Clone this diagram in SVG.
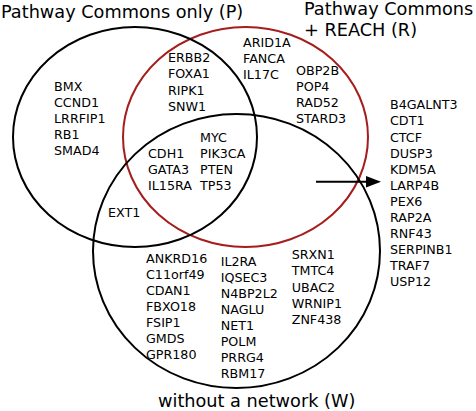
<svg xmlns="http://www.w3.org/2000/svg" width="476" height="411" viewBox="0 0 476 411">
<defs>
<style>
text{font-family:"DejaVu Sans","Liberation Sans",sans-serif;fill:#000}
.t{font-size:17.7px}
.g{font-size:12.7px}
.c{fill:none;stroke:#000;stroke-width:2}
.r{fill:none;stroke:#a51d1d;stroke-width:2}
.conn{stroke:#000;stroke-width:2;fill:none}
</style>
</defs>
<rect width="476" height="411" fill="#fff"/>
<g id="setR"><ellipse class="r" cx="245.5" cy="137" rx="122.5" ry="110"/></g>
<g id="setP"><ellipse class="c" cx="135" cy="137" rx="122" ry="110"/></g>
<g id="setW"><ellipse class="c" cx="236.5" cy="251" rx="143.5" ry="137"/></g>
<g id="labels">
<text class="t" x="1" y="18">Pathway Commons only (P)</text>
<text class="t" x="304" y="15">Pathway Commons</text>
<text class="t" x="304" y="36">+ REACH (R)</text>
<text class="t" x="158" y="406.5">without a network (W)</text>
</g>
<g id="P-only"><text class="g" x="54" y="90.7">BMX</text><text class="g" x="54" y="106.8">CCND1</text><text class="g" x="54" y="122.9">LRRFIP1</text><text class="g" x="54" y="139">RB1</text><text class="g" x="54" y="155.1">SMAD4</text></g>
<g id="PR"><text class="g" x="168" y="62.3">ERBB2</text><text class="g" x="168" y="78.4">FOXA1</text><text class="g" x="168" y="94.5">RIPK1</text><text class="g" x="168" y="110.6">SNW1</text></g>
<g id="R-only-1"><text class="g" x="243" y="46.7">ARID1A</text><text class="g" x="243" y="62.8">FANCA</text><text class="g" x="243" y="78.9">IL17C</text></g>
<g id="R-only-2"><text class="g" x="296" y="75">OBP2B</text><text class="g" x="296" y="91.1">POP4</text><text class="g" x="296" y="107.2">RAD52</text><text class="g" x="296" y="123.3">STARD3</text></g>
<g id="PRW-1"><text class="g" x="148" y="157.6">CDH1</text><text class="g" x="148" y="173.7">GATA3</text><text class="g" x="148" y="189.8">IL15RA</text></g>
<g id="PRW-2"><text class="g" x="200" y="141.5">MYC</text><text class="g" x="200" y="157.6">PIK3CA</text><text class="g" x="200" y="173.7">PTEN</text><text class="g" x="200" y="189.8">TP53</text></g>
<g id="PW"><text class="g" x="108" y="217.3">EXT1</text></g>
<g id="W-only-1"><text class="g" x="146" y="262.5">ANKRD16</text><text class="g" x="146" y="278.6">C11orf49</text><text class="g" x="146" y="294.7">CDAN1</text><text class="g" x="146" y="310.8">FBXO18</text><text class="g" x="146" y="326.9">FSIP1</text><text class="g" x="146" y="343">GMDS</text><text class="g" x="146" y="359.1">GPR180</text></g>
<g id="W-only-2"><text class="g" x="220.7" y="265.5">IL2RA</text><text class="g" x="220.7" y="281.6">IQSEC3</text><text class="g" x="220.7" y="297.7">N4BP2L2</text><text class="g" x="220.7" y="313.8">NAGLU</text><text class="g" x="220.7" y="329.9">NET1</text><text class="g" x="220.7" y="346">POLM</text><text class="g" x="220.7" y="362.1">PRRG4</text><text class="g" x="220.7" y="378.2">RBM17</text></g>
<g id="W-only-3"><text class="g" x="291.7" y="259.3">SRXN1</text><text class="g" x="291.7" y="275.4">TMTC4</text><text class="g" x="291.7" y="291.5">UBAC2</text><text class="g" x="291.7" y="307.6">WRNIP1</text><text class="g" x="291.7" y="323.7">ZNF438</text></g>
<g id="none"><text class="g" x="390" y="109.3">B4GALNT3</text><text class="g" x="390" y="125.4">CDT1</text><text class="g" x="390" y="141.5">CTCF</text><text class="g" x="390" y="157.6">DUSP3</text><text class="g" x="390" y="173.7">KDM5A</text><text class="g" x="390" y="189.8">LARP4B</text><text class="g" x="390" y="205.9">PEX6</text><text class="g" x="390" y="222">RAP2A</text><text class="g" x="390" y="238.1">RNF43</text><text class="g" x="390" y="254.2">SERPINB1</text><text class="g" x="390" y="270.3">TRAF7</text><text class="g" x="390" y="286.4">USP12</text></g>
<g id="connectors"><line class="conn" x1="316" y1="181.7" x2="366" y2="181.7"/><polygon points="366,176 381,181.7 366,187.4" fill="#000"/></g>
</svg>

******************************

▸ Direction
Return the listing above word for word, with the pictures removed.

▸ Answer to the exercise
Clone this diagram in SVG.
<svg xmlns="http://www.w3.org/2000/svg" width="476" height="411" viewBox="0 0 476 411">
<defs>
<style>
text{font-family:"DejaVu Sans","Liberation Sans",sans-serif;fill:#000}
.t{font-size:17.7px}
.g{font-size:12.7px}
.c{fill:none;stroke:#000;stroke-width:2}
.r{fill:none;stroke:#a51d1d;stroke-width:2}
.conn{stroke:#000;stroke-width:2;fill:none}
</style>
</defs>
<rect width="476" height="411" fill="#fff"/>
<g id="setR"><ellipse class="r" cx="245.5" cy="137" rx="122.5" ry="110"/></g>
<g id="setP"><ellipse class="c" cx="135" cy="137" rx="122" ry="110"/></g>
<g id="setW"><ellipse class="c" cx="236.5" cy="251" rx="143.5" ry="137"/></g>
<g id="labels">
<text class="t" x="1" y="18">Pathway Commons only (P)</text>
<text class="t" x="304" y="15">Pathway Commons</text>
<text class="t" x="304" y="36">+ REACH (R)</text>
<text class="t" x="158" y="406.5">without a network (W)</text>
</g>
<g id="P-only"><text class="g" x="54" y="90.7">BMX</text><text class="g" x="54" y="106.8">CCND1</text><text class="g" x="54" y="122.9">LRRFIP1</text><text class="g" x="54" y="139">RB1</text><text class="g" x="54" y="155.1">SMAD4</text></g>
<g id="PR"><text class="g" x="168" y="62.3">ERBB2</text><text class="g" x="168" y="78.4">FOXA1</text><text class="g" x="168" y="94.5">RIPK1</text><text class="g" x="168" y="110.6">SNW1</text></g>
<g id="R-only-1"><text class="g" x="243" y="46.7">ARID1A</text><text class="g" x="243" y="62.8">FANCA</text><text class="g" x="243" y="78.9">IL17C</text></g>
<g id="R-only-2"><text class="g" x="296" y="75">OBP2B</text><text class="g" x="296" y="91.1">POP4</text><text class="g" x="296" y="107.2">RAD52</text><text class="g" x="296" y="123.3">STARD3</text></g>
<g id="PRW-1"><text class="g" x="148" y="157.6">CDH1</text><text class="g" x="148" y="173.7">GATA3</text><text class="g" x="148" y="189.8">IL15RA</text></g>
<g id="PRW-2"><text class="g" x="200" y="141.5">MYC</text><text class="g" x="200" y="157.6">PIK3CA</text><text class="g" x="200" y="173.7">PTEN</text><text class="g" x="200" y="189.8">TP53</text></g>
<g id="PW"><text class="g" x="108" y="217.3">EXT1</text></g>
<g id="W-only-1"><text class="g" x="146" y="262.5">ANKRD16</text><text class="g" x="146" y="278.6">C11orf49</text><text class="g" x="146" y="294.7">CDAN1</text><text class="g" x="146" y="310.8">FBXO18</text><text class="g" x="146" y="326.9">FSIP1</text><text class="g" x="146" y="343">GMDS</text><text class="g" x="146" y="359.1">GPR180</text></g>
<g id="W-only-2"><text class="g" x="220.7" y="265.5">IL2RA</text><text class="g" x="220.7" y="281.6">IQSEC3</text><text class="g" x="220.7" y="297.7">N4BP2L2</text><text class="g" x="220.7" y="313.8">NAGLU</text><text class="g" x="220.7" y="329.9">NET1</text><text class="g" x="220.7" y="346">POLM</text><text class="g" x="220.7" y="362.1">PRRG4</text><text class="g" x="220.7" y="378.2">RBM17</text></g>
<g id="W-only-3"><text class="g" x="291.7" y="259.3">SRXN1</text><text class="g" x="291.7" y="275.4">TMTC4</text><text class="g" x="291.7" y="291.5">UBAC2</text><text class="g" x="291.7" y="307.6">WRNIP1</text><text class="g" x="291.7" y="323.7">ZNF438</text></g>
<g id="none"><text class="g" x="390" y="109.3">B4GALNT3</text><text class="g" x="390" y="125.4">CDT1</text><text class="g" x="390" y="141.5">CTCF</text><text class="g" x="390" y="157.6">DUSP3</text><text class="g" x="390" y="173.7">KDM5A</text><text class="g" x="390" y="189.8">LARP4B</text><text class="g" x="390" y="205.9">PEX6</text><text class="g" x="390" y="222">RAP2A</text><text class="g" x="390" y="238.1">RNF43</text><text class="g" x="390" y="254.2">SERPINB1</text><text class="g" x="390" y="270.3">TRAF7</text><text class="g" x="390" y="286.4">USP12</text></g>
<g id="connectors"><line class="conn" x1="316" y1="181.7" x2="366" y2="181.7"/><polygon points="366,176 381,181.7 366,187.4" fill="#000"/></g>
</svg>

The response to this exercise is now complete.